Rick Porter of Zap2it gave the episode a moderate review, saying "If you're a devotee of the works of Lewis Carroll, "Once Upon a Time in Wonderland" will probably make you cringe more than once. If, however, you're a fan of the original 'Once Upon a Time'—and of smart, competent female heroes—you'll probably find a good deal to like in ABC's new series."

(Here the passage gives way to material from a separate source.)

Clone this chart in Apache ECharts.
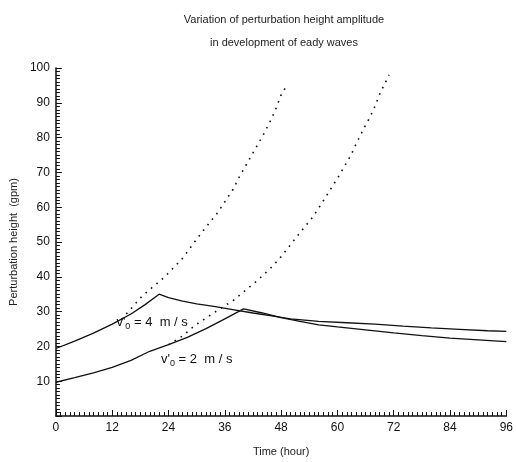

Margaret Lyons's review via Vulture was more mixed, as she said "ABC's fairy-tale mishmash Once Upon a Time can be exciting and fun and sexy and a little badass. It can also be breathtakingly stupid and so corny it makes after-school specials look like Edward Albee plays. So too for its spinoff [...] which has similar virtues and vices. Some scenes are soaringly, beautifully romantic, while others threaten to give viewers spiritual diabetes. David Wiegand of the San Francisco Chronicle also gave the episode a mixed review. He called Naveen Andrews's role as Jafar "well enough to suggest the character can have a place in the hybridized plot", but then commented negatively on Emma Rigby's role as the Red Queen, calling her "a blond version of the Regina Mills/Evil Queen character played by Lana Parrilla on the original Once", and calling her acting "flat-out awful in the role. Her line delivery completely lacks either conviction or credibility. Worse, there's not the slightest hint of credible villainy in her performance, just an annoying whine of petulance;" he concluded with the comment "The plot is a little overstuffed, but the special effects, crisp direction and high-octane performances keep us interested enough to follow Alice down the rabbit hole."

Mike Hale of The New York Times gave the premiere a more negative review; he gave the scenes with the doctor and Alice a mixed review, calling them "grim and unoriginal, but at least it has a unified look and tone; at some point someone took the trouble to write 10 minutes of coherent drama". He then said "it won't matter if the story doesn't start making sense or if the special effects — mostly absent in an unfinished online screener, but unimpressive when visible — don't provide sufficiently trippy pleasure. In that case, not even a hookah will help." Robert Bianco of USA Today gave the premiere a negative review, rating it a 1.5 out of 4, saying the show "is lovely in an overly CGI kind of way, and yes, the fantasy-laced story is a welcome change from the usual TV pace. But we said much the same about the pilot of Wonderland's parent, Once Upon a Time — only to watch that series drift into incoherence, its plots driven less by storytelling needs than by Disney's desire to put its characters in front of young minds, and to put young hands into parental pockets.